Banks instructed on managing exposure to climate-related financial risks

Banks supervisor says the urgency of tackling the issue is rising

Sue Surkes is The Times of Israel's environment reporter

Ernest Hollis looks for items at his granddaughter's house that was devastated by floodwaters, August 23, 2021, in Waverly, Tennessee. (AP Photo/John Amis)
Ernest Hollis looks for items at his granddaughter's house that was devastated by floodwaters, August 23, 2021, in Waverly, Tennessee. (AP Photo/John Amis)

The supervisor of banks at the Bank of Israel on Monday issued a set of operating principles for banks to manage their exposure to climate-related financial risks.

Yair Avidan noted the rise in awareness in Israel and overseas about the potential for climate change to negatively affect everything from credit, markets and liquidity to operations and reputations, and, in extreme cases, the banking corporations themselves, entire financial systems and the greater economy.

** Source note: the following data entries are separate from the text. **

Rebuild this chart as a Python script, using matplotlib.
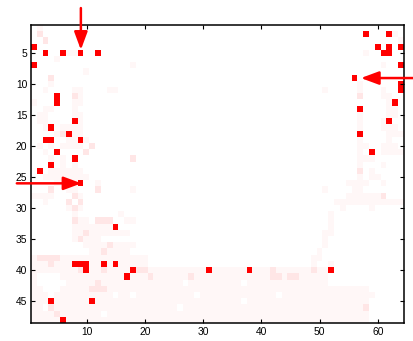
import numpy as np
import matplotlib
matplotlib.use('Agg')
import matplotlib.pyplot as plt
from matplotlib.colors import LinearSegmentedColormap

# cell intensity, one string per row (64 columns)
# '.' white, 'a' very faint pink, 'b' faint pink, 'R' full red
rows = [
    ".a...... ........ ........ ........ ........ ........ ........ ........",
    ".b...... ........ ........ ........ ........ ........ ........ .R...Ra.",
    "..b..... ........ ........ ........ ........ ........ ........ .......a",
    "R....... ........ ........ ........ ........ ........ ........ ...R.R.R",
    "..R..Raa R..R.... ........ ........ ........ ........ ........ .a..RR..",
    "....a... ........ ........ ........ ........ ........ ........ ........",
    "R....... ........ .a...... ........ ........ ........ ........ ....a..R",
    "........ .a...... ........ ........ ........ ........ ........ ........",
    "...b.... ........ ........ ........ ........ ........ .......R ........",
    "...a.... ........ ........ ........ ........ ........ ........ a......R",
    "..a....a a....aa. ........ ........ ........ ........ ..a..... a...a..R",
    "....R..b a....... ........ ........ ........ ........ ........ b...aa..",
    "a...R..a a....... ........ ........ ........ ........ ........ .....aR.",
    "..aa...a ........ ........ ........ ........ ........ ........ R....aa.",
    ".aa....a a....... ........ ........ ........ ........ ........ a....aa.",
    ".aa....R a....... ........ ........ ........ ........ ........ a...aR..",
    "..aR.aaa a....... ........ ........ ........ ........ ........ a...aaa.",
    "....abRa a....... ........ ........ ........ ........ ........ R....aaa",
    "..RR..aa Ra...... ........ ........ ........ ........ ........ a....a..",
    ".a.a.aaa a.b..... ........ ........ ........ ........ ........ aa..aaa.",
    "..a.R... .b...... ........ ........ ........ ........ ........ a.R.aaaa",
    "...a.a.R ........ .b...... ........ ........ ........ ........ aaa.....",
    "...R.a.a ........ ........ ........ ........ ........ ........ a...a...",
    ".R.aaaaa a....... ........ ........ ........ ........ ........ b.a.....",
    "..aaaaaa aa...... ........ ........ ........ ........ ........ a.aa....",
    "....aaaa R..a.... ........ ........ ........ ........ ......aa aa..a...",
    "...b..aa ...b.... .a...... ........ ........ ........ ..a....a a.......",
    "aaaa...b a....... ........ ........ ........ ........ ......aa aaaab...",
    "..a...b. b....... ........ ........ ........ ........ ....aaaa aaaaaaaa",
    "......ab a....... ........ ........ ........ ........ .....a.. ..a.....",
    ".......a .......a ........ ........ ........ ........ ...a.... ........",
    ".......b aa.bbb.. aa...... ........ ........ ........ ...a.... ........",
    ".......a aaaaaaR. ........ ........ ........ ........ ...a.... ........",
    ".......a abaaaaaa a....... ........ ........ ........ ..aa.... ........",
    ".......a baaa.... ........ ........ ........ ........ ..a..... ........",
    "........ .aaaabaa aa...... ........ ........ ........ ..a..... ........",
    "........ ..aabaaa a....... ........ ........ ........ .a...... ........",
    "abbbbaaa aaaaaaaa aaaa.... ........ ........ ........ aa...... ........",
    "aaabaaaR RRaaRaRa aaaa.... ........ ........ ........ a..a.... ........",
    "aaaaaaaa bRaabaaa aRbbaaaa aaaaaaRa aaaaaRaa abaaaaaa baaR.... ........",
    "a....aaa aaaaaaaa Raaabaaa aaabaaaa aaaaaaaa abbabbaa aaa..... ........",
    "a.....aa aaabaaaa aaaaaaaa aa.aaaaa aaaa.aaa aaaaaaaa aaa..... ........",
    "aa...aaa aabbbaaa aaaaaaaa aaaaaaaa aaaaaaaa aaaaaaaa aaaaaaaa aa......",
    "aaa.aaaa aaaaaa.a a.aaaaaa aaaa.aaa aaaaaaaa aa.aaaaa aaaaaaaa aaa.....",
    "aaaRaaaa aaRaaaaa aaaaaaaa aaaaaaaa aaaa.aaa aaaaaaaa aaaaaaaa aa......",
    "aa.baaaa aaaaaaaa aaaaaaaa a.aaaaaa aaaaaaaa aaaaaaaa aaaaaaaa ab......",
    "aaaabaaa aaaa.aaa aaaaaaaa aaaaaaaa aaaaaaaa aaaaaaaa aaaaaaaa aa......",
    "aaaaaRaa aaaaaaaa aaaaaaaa aaaaaaaa aaaaaaaa aaaaaaaa aaaaaaaa aa......",
]
levels = {'.': 0.0, 'a': 0.035, 'b': 0.10, 'R': 1.0}

# arrows: (tail col, tail row) -> (tip col, tip row)
arrows = [((9.0, -2.3), (9.0, 4.45)),
          ((66.8, 9.0), (57.1, 9.0)),
          ((-2.0, 26.0), (9.1, 26.0))]

xticks = [10, 20, 30, 40, 50, 60]
yticks = [5, 10, 15, 20, 25, 30, 35, 40, 45]

M = np.array([[levels[ch] for ch in r.replace(' ', '').ljust(64, '.')[:64]] for r in rows])
nrow, ncol = M.shape

plt.rcParams['font.family'] = ['Liberation Sans', 'DejaVu Sans']
fig = plt.figure(figsize=(4.14, 3.41), dpi=100)
ax = fig.add_axes([0.0758, 0.0537, 0.900, 0.8718])

cmap = LinearSegmentedColormap.from_list('wr', ['white', 'red'])
ax.imshow(M, cmap=cmap, vmin=0, vmax=1, aspect='auto', interpolation='nearest',
          extent=(0.5, ncol + 0.5, nrow + 0.5, 0.5))

ax.set_xticks(xticks)
ax.set_yticks(yticks)
ax.tick_params(direction='in', length=3, width=0.8, labelsize=7.4, pad=3,
               top=True, right=True, colors='black')
for s in ax.spines.values():
    s.set_linewidth(1.1)

for (tail, tip) in arrows:
    ax.annotate('', xy=tip, xytext=tail, annotation_clip=False,
                arrowprops=dict(arrowstyle='-|>,head_length=1.08,head_width=0.4',
                                mutation_scale=10, color='red', lw=1.8,
                                shrinkA=0, shrinkB=0))

fig.savefig('out.png', dpi=100)
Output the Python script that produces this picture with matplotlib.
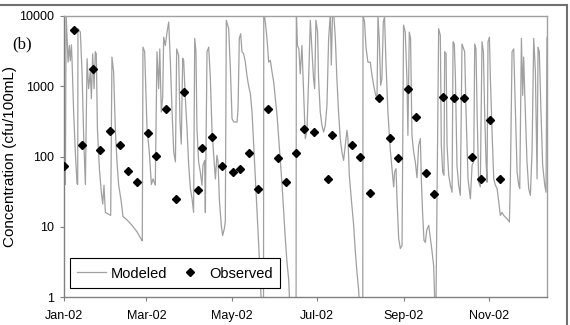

His paper is based on principles issued a year ago by the Basel Committee, an international body that develops standards for banking regulations.

The Israeli directive, which will come into force in two years in order to give banks time to prepare, lists 12 principles related to corporate governance, internal control, capital adequacy and liquidity, risk management, monitoring and reporting, integration into traditional risk management, and scenario analysis.

Israel’s banks are already required to disclose the environmental risks to which they are exposed and to report to the public on how they are managing them.

Prof Karnit Flug. (Courtesy, Israel Democracy Institute)

In early 2020, a Green Finance Regulators Forum was established under the chairmanship of former Bank of Israel governor Karnit Flug, with voluntary representation from financial regulators, the Bank of Israel, the Finance Ministry’s accountant general, the National Economic Council within the Prime Minister’s Office, the Environmental Protection and Justice ministries, and the Israel Democracy Institute’s Daphna Aviram-Nitzan and Erez Sommer.

The forum meets every two to three months to exchange information and learn about developments in the world tied to finance and the environment.

The finance and business sectors are seen as key to putting the world on course for a greener future because they either fund or are responsible for the bulk of activities that emit global warming gases — from oil rigs and power stations to farms and manufacturing facilities.

Around three-quarters of human-generated global warming gases come from burning fossil fuels, for energy in buildings, transportation, and industry. All the companies involved need investment to operate their businesses.

Yair Avidan takes up his post as Supervisor of Banks at the Bank of Israel on May 17, 2020 (Courtesy)

Those in a position to provide the cash — loans (via bonds) or investments (via stocks) are mainly banks (state and private), asset managers, and big institutional investors, such as mutual funds, pensions, and insurance companies.

At some point in the not-too-distant future, oil and gas producers and companies that depend on fossil fuels are expected to lose value in a move that could hit unprepared investors hard.

This might happen, for example, when renewable energy storage becomes more available to enable a reliable supply of energy and the demand for fossil fuel plummets.

Stocks in an oil company could suddenly lose value if, for example, government legislation forces companies to pay for their own emissions.

Investment in the construction of an industrial plant on the seafront might be exposed to the physical risk of sea level rise.

Avidan said, “The urgency of dealing with climate risks has increased given climatic phenomena occurring in the world and scientific data illustrating the scope of climate risk.”